Listen to the Recess! Clip
School’s almost over for the year, and when it is, it’ll be impossible for you to put off a visit to the local multiplex with your children for Walt Disney’s latest animation extravaganza, Dinosaur, if they haven’t already had you take them there the day the movie opened on May 19th.
Over half a decade in the making, at a cost of over $200 million dollars, if you count the new digital studio Disney built to house the cutting edge technology for the film, it represents a huge investment of resources–in many ways it involved risks parallel to Disney’s breakthrough in Snow White, the first feature-length animated movie ever made. But with Dinosaur, the Disney people can’t rely on catchy music and identifiable characters to sweep the audience into the movie. In fact, there isn’t a song and dance number to be had in Dinosaur. No “Under the Sea” or “Hakuna Matata.”

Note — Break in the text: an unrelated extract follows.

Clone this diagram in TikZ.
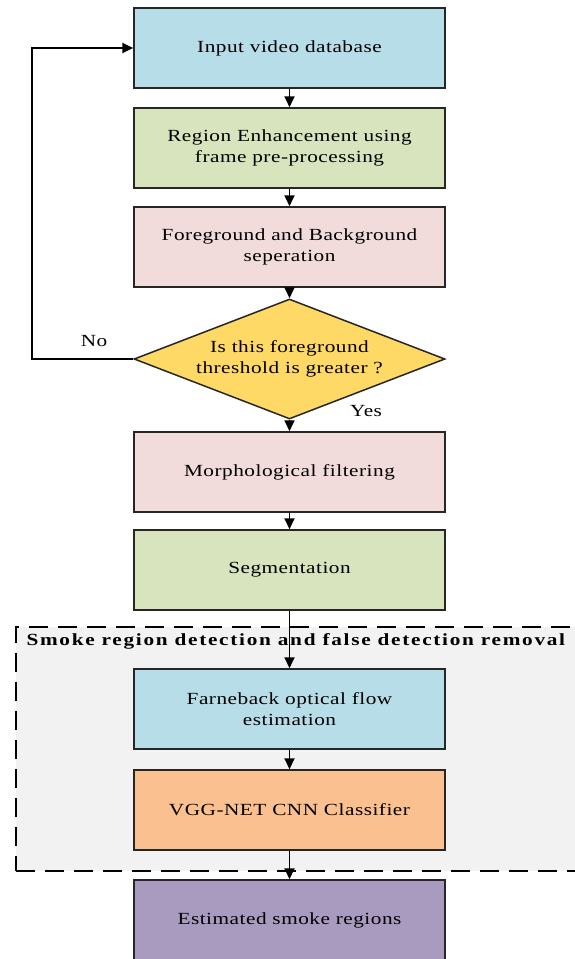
\documentclass[tikz,border=0pt]{standalone}
\usepackage{fontspec}
\setmainfont{Liberation Serif}[FakeStretch=1.25,LetterSpace=3]
\newfontfamily\titlefont{Liberation Serif}[FakeStretch=1.25,LetterSpace=10]
\usepackage{xcolor}
\definecolor{stepBlue}{HTML}{B7DDE8}
\definecolor{stepGreen}{HTML}{D7E4BD}
\definecolor{stepPink}{HTML}{F2DCDB}
\definecolor{stepYellow}{HTML}{FFD966}
\definecolor{stepOrange}{HTML}{FAC090}
\definecolor{stepPurple}{HTML}{A99BBF}
\definecolor{regionGray}{HTML}{F2F2F2}
\usetikzlibrary{arrows.meta,positioning,shapes.geometric}
\tikzset{
  >={Triangle[length=11pt,width=10pt]},
  stepbox/.style={rectangle,draw=black!85,line width=1.5pt,minimum width=311pt,minimum height=80pt,inner sep=0pt,align=center,font=\fontsize{17}{21}\selectfont},
  decision/.style={diamond,draw=black!85,line width=1.5pt,fill=stepYellow,minimum width=311pt,minimum height=120pt,aspect=2.6,inner sep=0pt,align=center,font=\fontsize{17}{21}\selectfont},
  flowarrow/.style={->,draw=black,line width=1.8pt},
  region/.style={rectangle,draw=black,fill=regionGray,line width=1.5pt,dash pattern=on 19pt off 10pt},
  answer/.style={font=\fontsize{17}{21}\selectfont},
}
\begin{document}
\begin{tikzpicture}[x=1pt,y=-1pt]
  \useasboundingbox (0,0) rectangle (575,959);

  % smoke region block
  \node[region, minimum width=590pt, minimum height=244pt, anchor=north west] (box) at (15,626) {};
  \node[font=\titlefont\bfseries\fontsize{17}{20}\selectfont, anchor=west] (boxlbl) at (23,641) {Smoke region detection and false detection removal};

  \node[stepbox, fill=stepBlue]   (inp)  at (289.5,48)  {Input video database};
  \node[stepbox, fill=stepGreen]  (enh)  at (289.5,148) {Region Enhancement using\\frame pre-processing};
  \node[stepbox, fill=stepPink]   (sep)  at (289.5,247) {Foreground and Background\\seperation};
  \node[decision]                 (thr)  at (289.5,359) {Is this foreground\\threshold is greater ?};
  \node[stepbox, fill=stepPink]   (mor)  at (289.5,472) {Morphological filtering};
  \node[stepbox, fill=stepGreen]  (seg)  at (289.5,570) {Segmentation};
  \node[stepbox, fill=stepBlue]   (flow) at (289.5,709) {Farneback optical flow\\estimation};
  \node[stepbox, fill=stepOrange] (vgg)  at (289.5,810) {VGG-NET CNN Classifier};
  \node[stepbox, fill=stepPurple] (est)  at (289.5,920) {Estimated smoke regions};

  \draw[flowarrow] (inp) -- (enh);
  \draw[flowarrow] (enh) -- (sep);
  \draw[flowarrow] (sep) -- (thr);
  \draw[flowarrow] (thr) -- (mor);
  \draw[flowarrow] (mor) -- (seg);
  \draw[flowarrow] (seg) -- (flow);
  \draw[flowarrow] (flow) -- (vgg);
  \draw[flowarrow] (vgg) -- (est);
  \draw[flowarrow] (thr.west) -- ++(-101,0) |- (inp.west);

  \node[answer] (no)  at (94,341)  {No};
  \node[answer] (yes) at (366,411) {Yes};
\end{tikzpicture}
\end{document}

Instead, what the Disney folks have given us is a Cretaceous creation about an orphaned Iguanadon named Aladar, who is taken in as a little dinosaur hatchling by a family of very cute lemur monkeys–Plio, Yar, Suri, and the little boy monkey, Zini, who, of course becomes Aladar’s best friend and side-kick. All’s well on the lemur’s island until a barrage of meteors devastates their habitat and forces the dinosaurs to go in search of a new nesting ground. The quest for this tranquil place is the thematic heart of the movie. The alpha Iguanadon, Kron, wants to do things his way, unilaterally; the upstart Aladar takes a democratic approach and sees that their best chance for surviving lies in building a solid community that can withstand the turmoil caused by the meteors as well as the onslaught of the evil Carnotaruses–a predatory, Tyrannosaurus Rex-like creature that the Disney imagineers invented to give real teeth to the plot. It’s a familiar theme–we can best survive change by pulling together–and a vital one. Children need to hear about positive, unified action.
This is a fascinating, compelling movie. It has some very strong scenes (no amiable purple dinosaurs here), thus the PG rating, so you should be careful about bringing your younger children, even if they are experts in all things Cretaceous or Jurassic. But the effects are breath-taking: the big budget is up on the screen, as they say, and it is amazing.